The Company will be subject to certain affirmative and negative covenants regarding the incurrence of indebtedness, the existence of liens, the repayment of indebtedness, the payment of cash in respect of dividends (other than dividends pursuant to the Certificate of Designations), distributions or redemptions, and the transfer of assets, among other matters.

There is no established public trading market for the Series A Preferred Shares and the Company does not intend to list the Series A Preferred Shares on any national securities exchange or nationally recognized trading system.

Warrants

The Warrants became exercisable for shares of Common Stock (the “Warrant Shares”) immediately upon issuance, at an initial exercise price of $2.25 per share (the “Exercise Price”) and expire five years from the date of issuance. The Exercise Price is subject to customary adjustments for stock dividends, stock splits, reclassifications and the like, and subject to price-based adjustment, on a “full ratchet” basis, in the event of any issuances of Common Stock, or securities convertible, exercisable or exchangeable for Common Stock, at a price below the then-applicable Exercise Price (subject to certain exceptions).
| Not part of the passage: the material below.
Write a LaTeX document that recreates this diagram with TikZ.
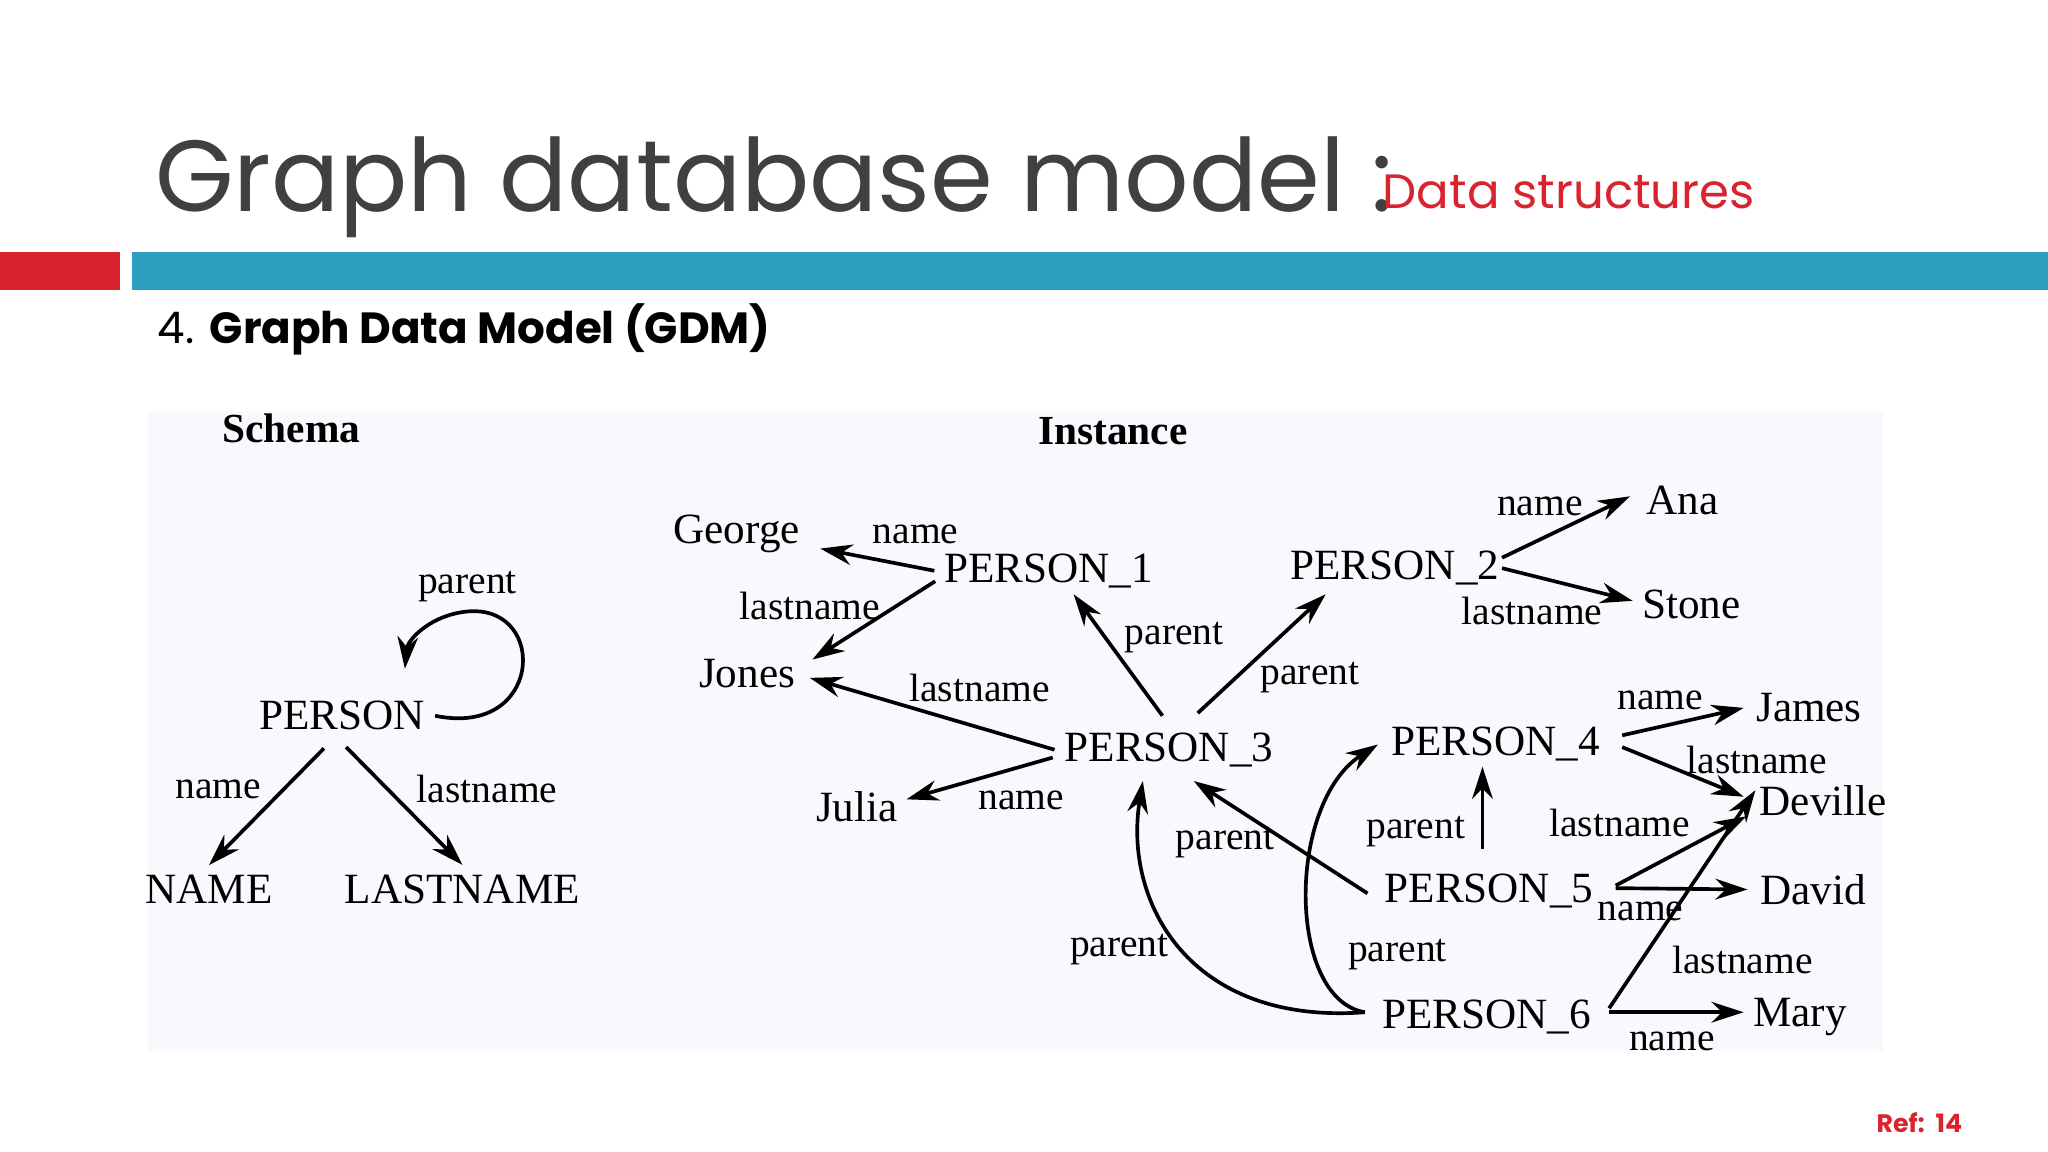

Upon any such price-based adjustment, the number of Warrant Shares issuable upon exercise of the Warrants will be increased proportionately.  There is no established public trading market for the Warrants and the Company does not intend to list the Warrants on any national securities exchange or nationally recognized trading system.

Registration Rights

In connection with the Private Placement, the Company and the Investors entered into a Registration Rights Agreement (the “Registration Rights Agreement”), pursuant to which the Company is required to file a resale registration statement (the “Registration Statement”) with the SEC to register for resale 200% of the Conversion Shares and the Warrant Shares promptly following the Closing

Date, but in no event later than 30 calendar days after the effective date of the Registration Rights Agreement, and to have such Registration Statement declared effective by the Effectiveness Date (as defined in the Registration Rights Agreement). The Company will be obligated to pay certain liquidated damages to the investors if the Company fails to file the Registration Statement when required, fails to file or cause the Registration Statement to be declared effective by the SEC when required, or fails to maintain the effectiveness of the Registration Statement pursuant to the terms of the Registration Rights Agreement.

Nasdaq Stockholder Approval

Our ability to issue Conversion Shares and Warrant Shares using shares of Common Stock is subject to certain limitations set forth in the Certificate of Designations, including a limit on the number of shares that may be issued until the time, if any, that our stockholders have approved the issuance of more than 19.99% of our outstanding shares of Common Stock in accordance with the rules of the Nasdaq Stock Market (the “Nasdaq Stockholder Approval”). In the Purchase Agreement we agreed to seek the Nasdaq Stockholder Approval at a meeting of stockholders. Our directors and officers, who held approximately 29% of issued and our outstanding Common Stock as of the date of the Purchase Agreement, are party to a voting agreement pursuant to which, among other things, each party agreed, solely in their capacity as a stockholder, to vote all of their shares of Common Stock in favor of the approval of the Nasdaq Stockholder Approval and against any actions that could adversely affect our ability to perform our obligations under the Purchase Agreement. The voting agreement also places certain restrictions on the transfer of the shares of Common Stock held by the signatories thereto.